--- begin INFORMATION PROVIDED ---

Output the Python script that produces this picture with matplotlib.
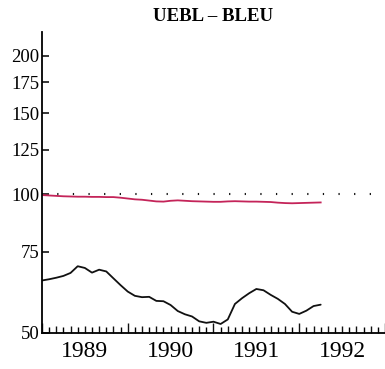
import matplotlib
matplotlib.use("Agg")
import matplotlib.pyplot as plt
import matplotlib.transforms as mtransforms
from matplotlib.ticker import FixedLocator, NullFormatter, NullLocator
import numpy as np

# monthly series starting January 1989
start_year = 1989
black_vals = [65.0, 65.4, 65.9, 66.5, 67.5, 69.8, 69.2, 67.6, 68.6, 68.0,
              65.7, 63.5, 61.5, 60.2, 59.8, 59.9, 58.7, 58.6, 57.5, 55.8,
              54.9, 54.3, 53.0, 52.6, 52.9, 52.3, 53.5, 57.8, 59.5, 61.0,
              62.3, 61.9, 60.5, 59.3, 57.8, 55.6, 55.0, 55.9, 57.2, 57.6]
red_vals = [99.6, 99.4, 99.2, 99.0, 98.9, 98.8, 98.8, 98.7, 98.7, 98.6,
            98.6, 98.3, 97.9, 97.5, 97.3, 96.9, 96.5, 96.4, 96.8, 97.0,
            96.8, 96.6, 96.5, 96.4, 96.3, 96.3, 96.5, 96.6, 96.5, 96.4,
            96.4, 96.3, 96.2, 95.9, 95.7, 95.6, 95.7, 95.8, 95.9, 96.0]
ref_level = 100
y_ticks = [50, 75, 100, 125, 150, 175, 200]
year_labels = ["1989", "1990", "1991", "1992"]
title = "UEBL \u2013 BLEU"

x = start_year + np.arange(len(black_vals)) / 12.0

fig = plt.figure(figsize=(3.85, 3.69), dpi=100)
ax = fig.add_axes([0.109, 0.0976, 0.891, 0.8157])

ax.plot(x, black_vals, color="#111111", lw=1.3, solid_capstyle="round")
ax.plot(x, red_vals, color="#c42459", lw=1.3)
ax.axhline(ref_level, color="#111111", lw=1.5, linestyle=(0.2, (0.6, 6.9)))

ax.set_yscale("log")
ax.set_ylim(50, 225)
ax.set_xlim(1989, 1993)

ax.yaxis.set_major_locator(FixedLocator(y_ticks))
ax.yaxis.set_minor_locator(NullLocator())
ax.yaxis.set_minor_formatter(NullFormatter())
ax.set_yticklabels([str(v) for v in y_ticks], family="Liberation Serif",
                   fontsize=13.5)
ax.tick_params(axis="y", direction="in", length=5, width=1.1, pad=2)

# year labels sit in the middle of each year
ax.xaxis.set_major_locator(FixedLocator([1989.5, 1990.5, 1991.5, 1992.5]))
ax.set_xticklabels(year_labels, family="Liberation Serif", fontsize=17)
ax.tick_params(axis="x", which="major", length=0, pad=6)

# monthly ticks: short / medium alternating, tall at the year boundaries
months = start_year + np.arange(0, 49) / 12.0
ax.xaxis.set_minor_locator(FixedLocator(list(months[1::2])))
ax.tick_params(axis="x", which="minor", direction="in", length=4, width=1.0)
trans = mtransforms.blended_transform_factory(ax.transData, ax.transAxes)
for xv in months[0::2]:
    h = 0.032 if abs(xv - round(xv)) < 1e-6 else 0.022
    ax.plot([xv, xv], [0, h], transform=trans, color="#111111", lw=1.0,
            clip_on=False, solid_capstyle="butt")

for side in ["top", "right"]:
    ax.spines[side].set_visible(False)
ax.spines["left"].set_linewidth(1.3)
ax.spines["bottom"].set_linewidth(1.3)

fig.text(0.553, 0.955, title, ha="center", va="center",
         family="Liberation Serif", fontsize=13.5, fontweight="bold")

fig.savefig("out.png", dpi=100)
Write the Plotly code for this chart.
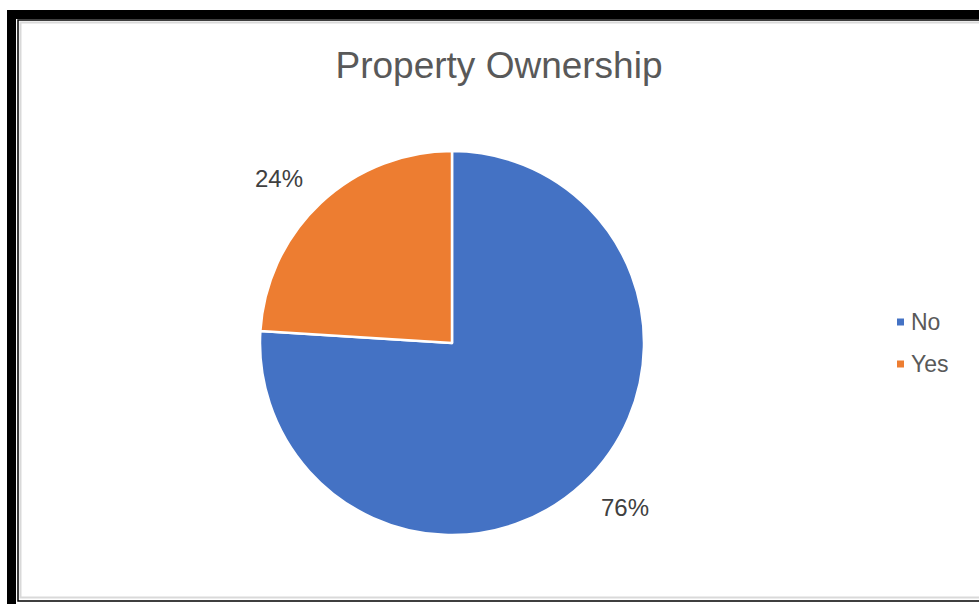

--- end INFORMATION PROVIDED ---

§ DIRECTION
Extract the lines exactly, please: the first line of the listing, the line with "linestyle=(0.2, (0.6, 6.9)))", and every line between them, but no pictures.

§ RESULT OF THIS TASK
Output the Python script that produces this picture with matplotlib.
import matplotlib
matplotlib.use("Agg")
import matplotlib.pyplot as plt
import matplotlib.transforms as mtransforms
from matplotlib.ticker import FixedLocator, NullFormatter, NullLocator
import numpy as np

# monthly series starting January 1989
start_year = 1989
black_vals = [65.0, 65.4, 65.9, 66.5, 67.5, 69.8, 69.2, 67.6, 68.6, 68.0,
              65.7, 63.5, 61.5, 60.2, 59.8, 59.9, 58.7, 58.6, 57.5, 55.8,
              54.9, 54.3, 53.0, 52.6, 52.9, 52.3, 53.5, 57.8, 59.5, 61.0,
              62.3, 61.9, 60.5, 59.3, 57.8, 55.6, 55.0, 55.9, 57.2, 57.6]
red_vals = [99.6, 99.4, 99.2, 99.0, 98.9, 98.8, 98.8, 98.7, 98.7, 98.6,
            98.6, 98.3, 97.9, 97.5, 97.3, 96.9, 96.5, 96.4, 96.8, 97.0,
            96.8, 96.6, 96.5, 96.4, 96.3, 96.3, 96.5, 96.6, 96.5, 96.4,
            96.4, 96.3, 96.2, 95.9, 95.7, 95.6, 95.7, 95.8, 95.9, 96.0]
ref_level = 100
y_ticks = [50, 75, 100, 125, 150, 175, 200]
year_labels = ["1989", "1990", "1991", "1992"]
title = "UEBL \u2013 BLEU"

x = start_year + np.arange(len(black_vals)) / 12.0

fig = plt.figure(figsize=(3.85, 3.69), dpi=100)
ax = fig.add_axes([0.109, 0.0976, 0.891, 0.8157])

ax.plot(x, black_vals, color="#111111", lw=1.3, solid_capstyle="round")
ax.plot(x, red_vals, color="#c42459", lw=1.3)
ax.axhline(ref_level, color="#111111", lw=1.5, linestyle=(0.2, (0.6, 6.9)))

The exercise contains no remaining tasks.